- Native name: چوزيف سلامه
- Church: Maronite Church
- Archdiocese: Archeparchy of Aleppo
- In office: 15 March 1967 – 9 June 1990
- Predecessor: François Ayoub
- Successor: Pierre Callaos
- Other post: Apostolic Administrator of Latakia (1967-1977)

Orders
- Ordination: 10 March 1940
- Consecration: 14 May 1967 by Paul Peter Meouchi

Personal details
- Born: 25 December 1914 Antelias, Mount Lebanon Mutasarrifate, Ottoman Empire
- Died: 29 March 2004 (aged 89)

= Joseph Salamé =

Lebanese politician (1914–2004)

Joseph Salamé (25 December 1914 – 29 March 2004) was a Lebanese apostolic administrator of the Maronite Catholic Eparchy of Latakia and Archeparch of the Maronite Catholic Archeparchy of Aleppo.

==Life==
Salamé was born on 25 December 1914 in Antelias, Lebanon, the son of Baz Salamé and Jamilé Salamé.
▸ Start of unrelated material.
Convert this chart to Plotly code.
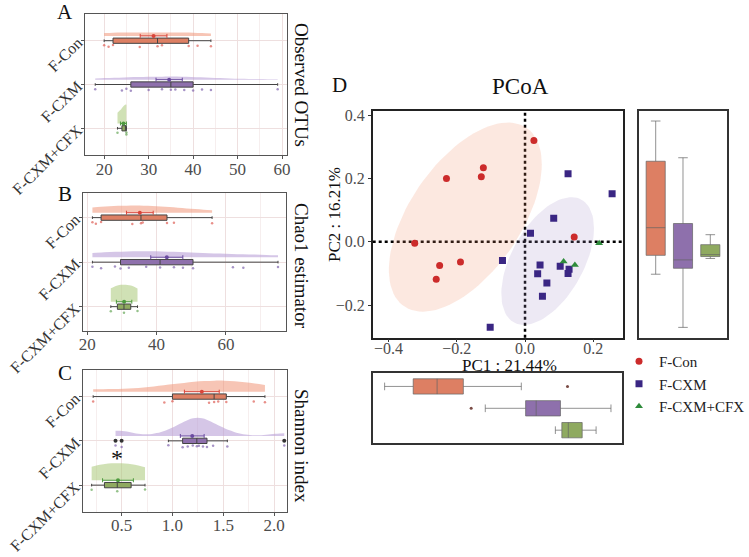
import numpy as np
import plotly.graph_objects as go

# ---------------- data ----------------
GROUPS = ["F-Con", "F-CXM", "F-CXM+CFX"]

otus_con = [20, 21, 22, 28, 32, 33, 39, 41, 44]
otus_cxm = [18, 24, 25, 26, 30, 33, 35, 36, 38, 40, 42, 44, 59]
otus_cfx = [23, 25, 25]

chao1_con = [21.5, 22.5, 24, 33, 35.5, 36, 43, 45, 56]
chao1_cxm = [21.5, 24, 28, 29.6, 32, 37, 41, 45, 47.6, 50.5, 62, 65, 75]
chao1_cfx = [26.8, 30.6, 34.5]

shannon_con = [0.22, 0.92, 1.0, 1.36, 1.41, 1.45, 1.53, 1.80, 1.91]
shannon_cxm = [0.44, 0.5, 0.96, 1.10, 1.15, 1.20, 1.24, 1.26, 1.30, 1.34, 1.40, 1.54, 2.10]
shannon_cfx = [0.205, 0.457, 0.73]

pc1_con = [0.026, -0.122, -0.128, -0.230, -0.323, -0.250, -0.189, -0.260, 0.144]
pc2_con = [0.320, 0.234, 0.205, 0.200, -0.005, -0.075, -0.064, -0.118, 0.015]
pc1_cxm = [0.126, 0.255, 0.084, 0.016, -0.066, 0.044, 0.037, 0.103, 0.129, 0.126, 0.064, 0.051, -0.102]
pc2_cxm = [0.215, 0.152, 0.074, 0.027, -0.059, -0.073, -0.101, -0.077, -0.087, -0.100, -0.130, -0.172, -0.270]
pc1_cfx = [0.113, 0.146, 0.217]
pc2_cfx = [-0.062, -0.073, -0.005]

PC1_LABEL = "PC1 : 21.44%"
PC2_LABEL = "PC2 : 16.21%"

# ---------------- styles ----------------
SERIF = "Liberation Serif, Times New Roman, serif"
BOX_FILL = ["#DD7F63", "#8E70AC", "#8FAA60"]
VIO_FILL = ["rgba(240,150,120,0.55)", "rgba(185,160,215,0.6)", "rgba(170,200,120,0.55)"]
PT_COL = ["#D9453A", "#6A4BA0", "#4E9A3E"]
MK_COL = ["#CC2B2B", "#3A2683", "#2E8B3B"]
MK_SYM = ["circle", "square", "triangle-up"]
ELL_FILL = ["rgba(240,140,100,0.2)", "rgba(165,145,200,0.2)"]

W, H = 749, 557


def dx(a, b):
    return [a / W, b / W]


def dy(top, bottom):
    return [1 - bottom / H, 1 - top / H]


fig = go.Figure()
POS = [3, 2, 1]


def raincloud(vals_list, xa, ya, vwidths):
    for gi, vals in enumerate(vals_list):
        pos = POS[gi]
        fig.add_trace(go.Violin(
            x=vals, y0=pos + 0.11, orientation="h", side="positive",
            width=vwidths[gi], spanmode="hard", scalemode="width",
            fillcolor=VIO_FILL[gi], line=dict(width=0), points=False,
            xaxis=xa, yaxis=ya, showlegend=False, hoverinfo="skip"))
        fig.add_trace(go.Box(
            x=vals, y0=pos, orientation="h", width=0.12, boxpoints="all",
            jitter=0.5, pointpos=-2.0, fillcolor="rgba(0,0,0,0)",
            line=dict(width=0, color="rgba(0,0,0,0)"),
            marker=dict(color=PT_COL[gi], size=2.5, opacity=0.6),
            xaxis=xa, yaxis=ya, showlegend=False, hoverinfo="skip"))
        fig.add_trace(go.Box(
            x=vals, y0=pos, orientation="h", width=0.12, boxpoints="outliers",
            quartilemethod="inclusive", fillcolor=BOX_FILL[gi],
            line=dict(color="#444444", width=1),
            marker=dict(color="#333333", size=4),
            xaxis=xa, yaxis=ya, showlegend=False, hoverinfo="skip"))
        v = np.asarray(vals, dtype=float)
        m = v.mean()
        se = v.std(ddof=1) / np.sqrt(len(v))
        fig.add_trace(go.Scatter(
            x=[m], y=[pos + 0.11], mode="markers",
            marker=dict(color=PT_COL[gi], size=4),
            error_x=dict(type="data", array=[se], color=PT_COL[gi], thickness=1, width=2),
            xaxis=xa, yaxis=ya, showlegend=False, hoverinfo="skip"))


raincloud([otus_con, otus_cxm, otus_cfx], "x", "y", [0.16, 0.14, 0.86])
raincloud([chao1_con, chao1_cxm, chao1_cfx], "x2", "y2", [0.32, 0.27, 0.77])
raincloud([shannon_con, shannon_cxm, shannon_cfx], "x3", "y3", [0.5, 0.82, 0.77])


# ---------------- PCoA ----------------
def cov_trob(X, nu=5, maxit=25, tol=0.01):
    n, p = X.shape
    loc = X.mean(axis=0)
    w = np.ones(n)
    for _ in range(maxit):
        w0 = w.copy()
        Xc = X - loc
        S = (Xc * (w / w.sum())[:, None]).T @ Xc
        Q = np.einsum("ij,jk,ik->i", Xc, np.linalg.inv(S), Xc)
        w = (nu + p) / (nu + Q)
        loc = (w[:, None] * X).sum(axis=0) / w.sum()
        if np.all(np.abs(w - w0) < tol):
            break
    Xc = X - loc
    cov = (Xc * w[:, None]).T @ Xc / n
    return loc, cov


def ellipse(xs, ys, level=0.95, npts=100):
    X = np.column_stack([xs, ys]).astype(float)
    n = len(X)
    d = n - 1
    fq = (d / 2.0) * ((1 - level) ** (-2.0 / d) - 1)
    radius = np.sqrt(2 * fq)
    center, shape = cov_trob(X)
    chol = np.linalg.cholesky(shape).T
    ang = np.linspace(0, 2 * np.pi, npts)
    circ = np.column_stack([np.cos(ang), np.sin(ang)])
    e = center + radius * circ @ chol
    return e[:, 0], e[:, 1]


ELL_LEVEL = 0.79
for gi, (px, py) in enumerate([(pc1_con, pc2_con), (pc1_cxm, pc2_cxm)]):
    ex, ey = ellipse(px, py, ELL_LEVEL)
    fig.add_trace(go.Scatter(x=ex, y=ey, mode="lines", fill="toself",
                             fillcolor=ELL_FILL[gi], line=dict(width=0),
                             xaxis="x4", yaxis="y4", showlegend=False, hoverinfo="skip"))

PC1 = [pc1_con, pc1_cxm, pc1_cfx]
PC2 = [pc2_con, pc2_cxm, pc2_cfx]
for gi in range(3):
    fig.add_trace(go.Scatter(x=PC1[gi], y=PC2[gi], mode="markers", name=GROUPS[gi],
                             marker=dict(color=MK_COL[gi], symbol=MK_SYM[gi], size=7),
                             xaxis="x4", yaxis="y4", showlegend=True))

# marginal boxes
for gi in range(3):
    fig.add_trace(go.Box(y=PC2[gi], x0=gi, width=0.7, quartilemethod="inclusive",
                         boxpoints="outliers", fillcolor=BOX_FILL[gi],
                         line=dict(color="rgba(100,100,100,0.7)", width=1),
                         marker=dict(color="#7A4B45", size=3),
                         xaxis="x5", yaxis="y5", showlegend=False))
    fig.add_trace(go.Box(x=PC1[gi], y0=2 - gi, orientation="h", width=0.7,
                         quartilemethod="inclusive",
                         boxpoints="outliers", fillcolor=BOX_FILL[gi],
                         line=dict(color="rgba(100,100,100,0.7)", width=1),
                         marker=dict(color="#7A4B45", size=3),
                         xaxis="x6", yaxis="y6", showlegend=False))


def padded(vals, f=0.05):
    a = np.concatenate([np.asarray(v, float) for v in vals])
    lo, hi = a.min(), a.max()
    s = hi - lo
    return [lo - f * s, hi + f * s]


fig.add_shape(type="line", x0=0, x1=0, y0=0, y1=1, xref="x4", yref="y4 domain",
              line=dict(color="black", width=2.5, dash="dot"), layer="below")
fig.add_shape(type="line", x0=0, x1=1, y0=0, y1=0, xref="x4 domain", yref="y4",
              line=dict(color="black", width=2.5, dash="dot"), layer="below")

# ---------------- axes ----------------
tickfont = dict(family=SERIF, size=17, color="#4D4D4D")
frame_left = dict(showline=True, mirror=True, linecolor="#555555", linewidth=1.3,
                  ticks="outside", ticklen=3, tickcolor="#555555", zeroline=False,
                  showgrid=True, gridcolor="#EEDFDF", gridwidth=1, automargin=False)

xa_common = dict(frame_left, tickfont=tickfont, ticklabelstandoff=-5)
ya_common = dict(frame_left, type="linear", tickvals=POS, ticktext=GROUPS, tickangle=-45,
                 tickfont=dict(family=SERIF, size=16, color="#333333"))
d_common = dict(tickformat=".1f", showline=True, mirror=True, linecolor="#222222", linewidth=1.5,
                ticks="outside", ticklen=3, tickcolor="#333333", showgrid=False, zeroline=False,
                tickfont=dict(family=SERIF, size=16, color="#4D4D4D"), automargin=False)
m_common = dict(showticklabels=False, ticks="", showline=True, mirror=True, linecolor="#333333",
                linewidth=1.5, showgrid=False, zeroline=False, automargin=False)

fig.update_layout(
    xaxis=dict(xa_common, domain=dx(85, 287), range=[15.7, 61.1], tickvals=[20, 30, 40, 50, 60],
               minor=dict(dtick=5, tick0=0, showgrid=True, gridcolor="#F6EEEE"), anchor="y"),
    yaxis=dict(ya_common, domain=dy(14, 155), range=[0.39, 3.61], anchor="x"),
    xaxis2=dict(xa_common, domain=dx(82.7, 286), range=[18.7, 77.3], tickvals=[20, 40, 60],
                minor=dict(dtick=10, tick0=0, showgrid=True, gridcolor="#F6EEEE"), anchor="y2"),
    yaxis2=dict(ya_common, domain=dy(192.7, 330.7), range=[0.46, 3.56], anchor="x2"),
    xaxis3=dict(xa_common, domain=dx(82.7, 287.3), range=[0.117, 2.13], tickvals=[0.5, 1.0, 1.5, 2.0],
                tickformat=".1f",
                minor=dict(dtick=0.25, tick0=0, showgrid=True, gridcolor="#F6EEEE"), anchor="y3"),
    yaxis3=dict(ya_common, domain=dy(370, 511.7), range=[0.40, 3.60], anchor="x3"),
    xaxis4=dict(d_common, domain=dx(372.7, 622.7), range=[-0.446, 0.286],
                tickvals=[-0.4, -0.2, 0.0, 0.2], ticklabelstandoff=-8, anchor="y4"),
    yaxis4=dict(d_common, domain=dy(110.7, 337.7), range=[-0.303, 0.414],
                tickvals=[-0.2, 0.0, 0.2, 0.4], anchor="x4"),
    xaxis5=dict(m_common, domain=dx(639.3, 726.7), range=[-0.6, 2.6], anchor="y5"),
    yaxis5=dict(m_common, domain=dy(110.7, 337.7), range=padded(PC2), anchor="x5"),
    xaxis6=dict(m_common, domain=dx(373.3, 622.3), range=padded(PC1), anchor="y6"),
    yaxis6=dict(m_common, domain=dy(373.3, 443.3), range=[-0.6, 2.6], anchor="x6"),
)


# ---------------- annotations ----------------
def ann(text, x, y, size, angle=0, xanchor="center", yanchor="middle", color="#111111"):
    fig.add_annotation(text=text, x=x / W, y=1 - y / H, xref="paper", yref="paper",
                       showarrow=False, textangle=angle, xanchor=xanchor, yanchor=yanchor,
                       font=dict(family=SERIF, size=size, color=color))


ann("A", 65, 12, 21)
ann("B", 65, 194, 21)
ann("C", 65, 373, 21)
ann("D", 339, 85, 21)
ann("Observed OTUs", 302, 85, 19, angle=90)
ann("Chao1 estimator", 302, 266, 19, angle=90)
ann("Shannon index", 302, 446, 19, angle=90)
ann("PCoA", 520, 86, 23)
ann(PC1_LABEL, 509, 365, 17)
ann(PC2_LABEL, 334, 215, 17, angle=-90)

fig.add_annotation(text="*", x=float(np.median(shannon_cfx)), y=1.62, xref="x3", yref="y3",
                   showarrow=False, font=dict(family=SERIF, size=24, color="#111111"))

fig.update_layout(
    width=W, height=H, autosize=False,
    margin=dict(l=0, r=0, t=0, b=0, autoexpand=False),
    paper_bgcolor="white", plot_bgcolor="white",
    boxmode="overlay", violinmode="overlay",
    legend=dict(x=619 / W, y=1 - 345 / H, xanchor="left", yanchor="top",
                font=dict(family=SERIF, size=15, color="#222222"),
                bgcolor="rgba(0,0,0,0)", itemwidth=30, tracegroupgap=0),
)

fig.write_html("out.html", config={"displayModeBar": False},
               post_script="document.body.style.margin='0px';")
He was ordained as a priest on 10 March 1940. On 15 March 1967, he was appointed Archbishop of the Maronite Catholic Archeparchy of Aleppo and his consecration took place on 14 May 1967 by the hands of the Maronite Catholic Patriarch of Antioch, Paul Peter Meouchi, and his co-consecrators were Elie Farah, Archbishop of the Maronite Catholic Archeparchy of Cyprus and Joseph Khoury, Archbishop of the Maronite Catholic Archeparchy of Tyre. From 24 September 1967 to 4 August 1977 Salamé was also the apostolic administrator of the Laodicea of the Maronites.

On 9 June 1990, in connection with retirement, Salamé resigned from the government of the Maronite Catholic Archeparchy of Aleppo and was succeeded by Pierre Calaos.

On 29 March 2004, Joseph Salamé died at the age of 89.